To be honest one of the reasons I haven't agreed to Mike's want of another child is because I am afraid something will go wrong. I know that sounds sad.........afraid that something will go wrong. I wasn't just afraid the pregnancy would go wrong, but that something would happen in the future and I wasn't sure if I could handle it. I never thought I would be one to live in fear....but I am. I was afraid of finally.......letting go and being very afraid.
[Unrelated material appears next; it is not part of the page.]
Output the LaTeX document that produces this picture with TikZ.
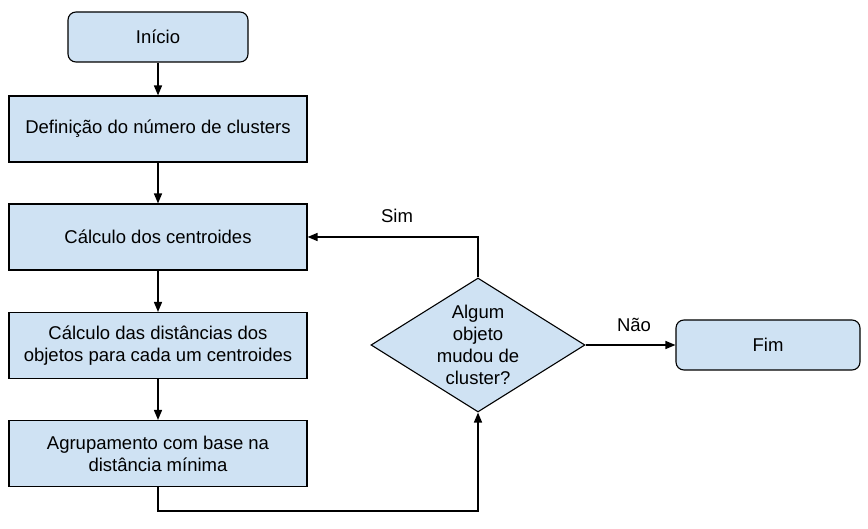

So today when I got a call from a friend that her young niece was very ill my heart dropped. I felt that fear again. My friend had been updating me since her sister rushed her daughter to the hospital a few days ago. I suggested a few possible ailments, but never expected the one she came back with. She told me her niece possibly had west Nile encephalitis. Which basically means her brain was very swollen due to the virus. On top of that she had suffered a stroke..........damn strokes. So as usual when medicine is concerned.... it's a wait and see situation. However, I kept telling my friend that children are RESILIENT. Her niece was healthy prior to the onset of the infection and they caught this early so this gives her great odds. I also told her to be positive. One thing I insist on with Jude is that people are positive around him. I think kids can pick up on that.......they hear more than you think they can. My friend is always full of sunshine and positive thoughts so I know she will spread good thoughts.
So I stepped back and wondered if it's ever actually valid that we live in fear. Jude's situation well "it is what it is". We give him the best possible care with the hopes that he will be with us for a very long time. We love him with all our heart knowing he gives us the same in return. However, when you have a overall healthy child that is suddenly facing a struggle for life.......do you still allow fear in? No you don't. I remembered that you put on your boots, you dig in deep, and you accept nothing but a positive outcome!
So with that here is another thought. Life can change in a mere second. So let your worries go and just hug your kiddo's or family. Also, if you are a father and cannot take the time to care for your kids in an emergency situation you need to revaluate your life.......but I guess that's my own personal opinion.